Love, empathy, wonder, and curiosity for places I have developed relationships with have been the biggest influences on the way that I live and the art that I make. Love and empathy sustain me when I feel defeated and I want to quit. Shaming or scaring me into action would not have the same enduring effect. It would not have me showing up day after day, year after year for decades. I know this from my day job. There, I feel drained. The horrors of the very real stories make me want to find solace elsewhere to escape them, they do not drive me to action. Knowing more facts does not change this.
Metanoia Catalyst (in progress – nitrogen fixing nodules made of beeswax & bio based resin) & Burn/Lush, Clark Fire Edge (oil on wood panel), Leah Wilson – (This is a happy accident in the studio. Fire meets fire. Burn/Lush was hanging on the wall in my studio when I started to hang Metanoia Nodules I was making. The colors of Burn/Lush are taken from a transition area from an untouched area in a stand of old-growth trees and an area burned by the Clark Fire. Nitrogen fixing nodules from on roots of some plants such as ceaonothus velutinus. Ceanothus seeds begin to germinate after the hot temperature of fires crack the shell of the little hard seeds. They establish quickly on fire affected soil, helping to stabilize the land. The nodules help to introduce nitrogen which creates more hospitable soil conditions for other plants to begin to grow.
I do not gravitate toward horror and disaster, although I do not deny they exist within horror’s opposite which often appears as beauty. My art inevitably appears beautiful. It is hard to not have it become so when working with the intricate patterns and rhythms of nature. Beauty in nature is one doorway leading into empathy. Beauty is compelling and attractive. It is a gift. But beauty alone is not enough. There needs to be more and I find another piece to the puzzle within curiosity. I bring my curiosity into my art. Can my curiosity ignite yours? Cultivating my curiosity is more compelling than drilling facts into my head. It gives me a path to follow, one that promises delight, discovery, wonder, and awe because I don’t know where the path will eventually lead or what I will find along the way. I have ventured to improbably difficult places while following my curiosity.
Perhaps, therein lies a flaw in my philosophy. Is everyone as thrilled as I am about curiosity? If the rewards of curiosity are delight, wonder, and awe, they don’t come without a cost. To be curious, one needs to be at home with not knowing. Ignorance, even the kind that drives creativity and empathy, are not encouraged in our fact-based culture supported by our school system and perpetuated by the media. To not know is to feel vulnerable. But vulnerability is an essential ingredient for empathy. The pain needs to be let in. Again, I know this from my day job. I am not curious about the stories of crisis. Curiosity about them makes me feel vulnerable, and without the vulnerability, I do not feel empathy and I do not let the pain in.

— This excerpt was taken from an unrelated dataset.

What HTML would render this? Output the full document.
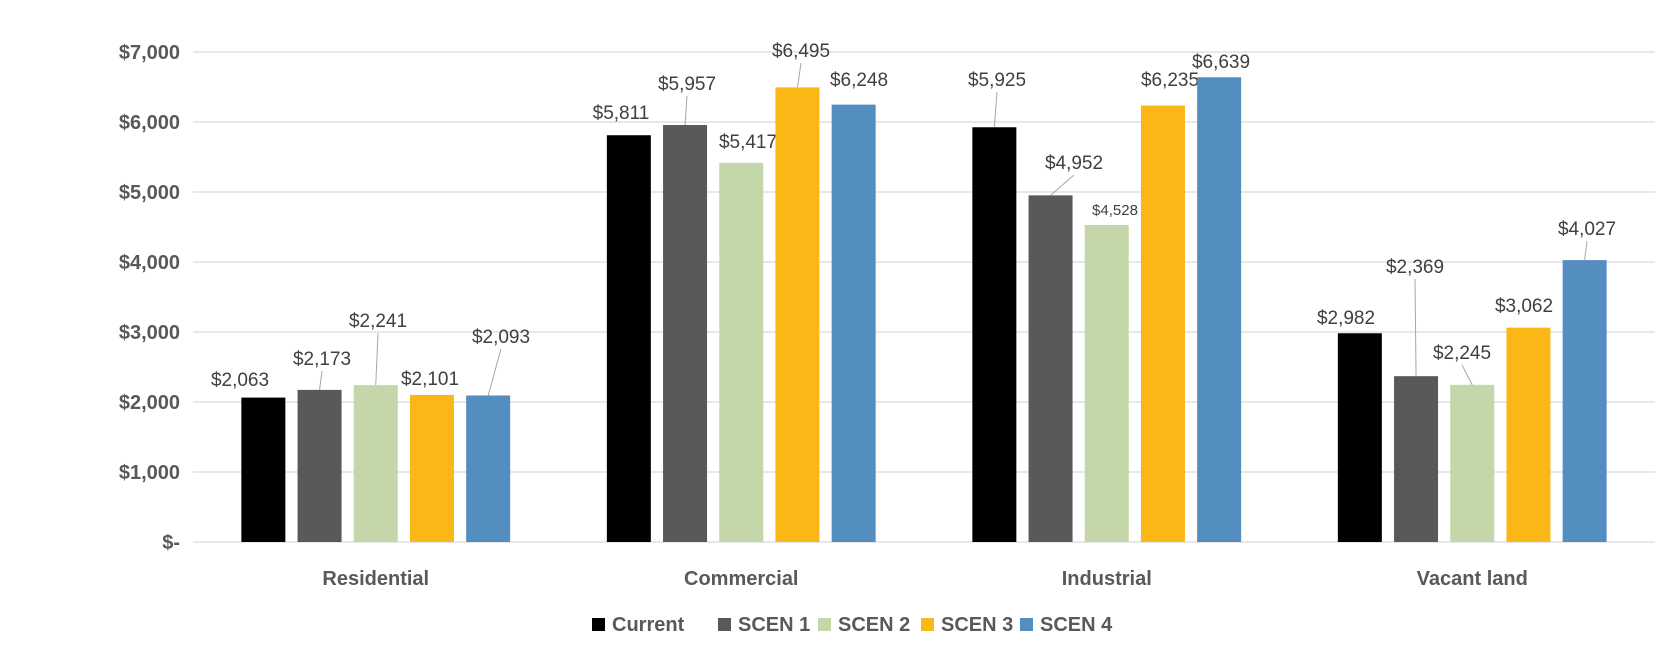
<!DOCTYPE html>
<html><head><meta charset="utf-8"><style>
body{margin:0;background:#fff;}
svg{display:block;font-family:"Liberation Sans",sans-serif;}
</style></head><body>
<svg id="chart" width="1676" height="663" viewBox="0 0 1676 663" xmlns="http://www.w3.org/2000/svg"></svg>
<script>
const categories = ["Residential","Commercial","Industrial","Vacant land"];
const seriesNames = ["Current","SCEN 1","SCEN 2","SCEN 3","SCEN 4"];
const current = [2063,5811,5925,2982];
const scen1 = [2173,5957,4952,2369];
const scen2 = [2241,5417,4528,2245];
const scen3 = [2101,6495,6235,3062];
const scen4 = [2093,6248,6639,4027];
const yTicks = [0,1000,2000,3000,4000,5000,6000,7000];
const yTickLabels = ["$-","$1,000","$2,000","$3,000","$4,000","$5,000","$6,000","$7,000"];
const series = [current,scen1,scen2,scen3,scen4];
const colors = ["#000000","#58595b","#c3d7a9","#fbb715","#548dc0"];
// label placement (layout, not data): [x, baselineY]
const labelPlace = [
 [[240,386],[322,365],[378,327],[430,385],[501,343]],
 [[621,119],[687,90],[748,148],[801,57],[859,86]],
 [[997,86],[1074,169],[1115,215],[1170,86],[1221,68]],
 [[1346,324],[1415,273],[1462,359],[1524,312],[1587,235]]
];
const NS="http://www.w3.org/2000/svg";
const svg=document.getElementById('chart');
const x0=193,x1=1655,yBase=542,yTop=52,yMax=7000;
const catW=(x1-x0)/categories.length, barW=44, step=56.2;
function yS(v){return yBase-(v/yMax)*(yBase-yTop);}
function xCat(i){return x0+catW*(i+0.5);}
function mk(tag,attrs,parent){const e=document.createElementNS(NS,tag);for(const k in attrs)e.setAttribute(k,attrs[k]);(parent||svg).appendChild(e);return e;}
yTicks.forEach((t,i)=>{
  const g=mk('line',{x1:x0,x2:x1,y1:yS(t),y2:yS(t),stroke:'#d9d9d9','stroke-width':1.3});
  
  
  const tx=mk('text',{x:180,y:yS(t)+7,'text-anchor':'end','font-size':20,'font-weight':'bold',fill:'#595959'});
  tx.textContent=yTickLabels[i];
  
  
});
categories.forEach((c,ci)=>{
  const cx=xCat(ci);
  series.forEach((s,si)=>{
    const bx=cx+(si-2)*step-barW/2, v=s[ci];
    const r=mk('rect',{x:bx,y:yS(v),width:barW,height:yBase-yS(v),fill:colors[si]});
    
    
    const lp=labelPlace[ci][si];
    const bc=bx+barW/2;
    let ly=Math.min(lp[1],yS(v)-8);
    const small=(ci==2&&si==2);
    if(ly+24<yS(v)){
      const ln=mk('line',{x1:lp[0],y1:ly+6,x2:bc,y2:yS(v),stroke:'#a6a6a6','stroke-width':1});
      
      
    }
    const t=mk('text',{x:lp[0],y:ly,'text-anchor':'middle','font-size':small?15:19,fill:'#404040'});
    t.textContent='$'+v.toLocaleString('en-US');
    
    
  });
  const ct=mk('text',{x:cx,y:585,'text-anchor':'middle','font-size':20,'font-weight':'bold',fill:'#595959'});
  ct.textContent=c;
  
  
});
const legSq=[592,718,818,921,1020];
seriesNames.forEach((n,i)=>{
  const g=mk('g',{});
  
  
  mk('rect',{x:legSq[i],y:618,width:13,height:13,fill:colors[i]},g);
  const t=mk('text',{x:legSq[i]+20,y:631,'font-size':20,'font-weight':'bold',fill:'#595959'},g);
  t.textContent=n;
});
</script>
</body></html>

Yet, even if my philosophy is flawed, it brings me back to the essential qualities needed for sustained action: empathy, wonder, curiosity, and love. Without them I find other ways to occupy my mind. I do not think of the crises before me, even though I have seen shockingly compelling images and read horrific facts. These are not enough to compel me to act, much less to even dwell on them for long. I push them from my mind.
After the Holiday Farm Fire – Telephone Pole & Ferns, Leah Wilson
When I have love, empathy and connection, curiosity and wonder, I can let the pain in. When it enters through empathy, the pain can become transformative. I feel a subtle approach, one that invites connection, vulnerability, and curiosity, may even be a more radical approach to facing our dire environmental problems. If you love someone, how devastating is it to see them harmed? How much will it take for you to protect the beloved? This is true for our places and land too. I am curious: What could we do if we start from a place of love, empathy and curiosity rather than a place of fear and shame?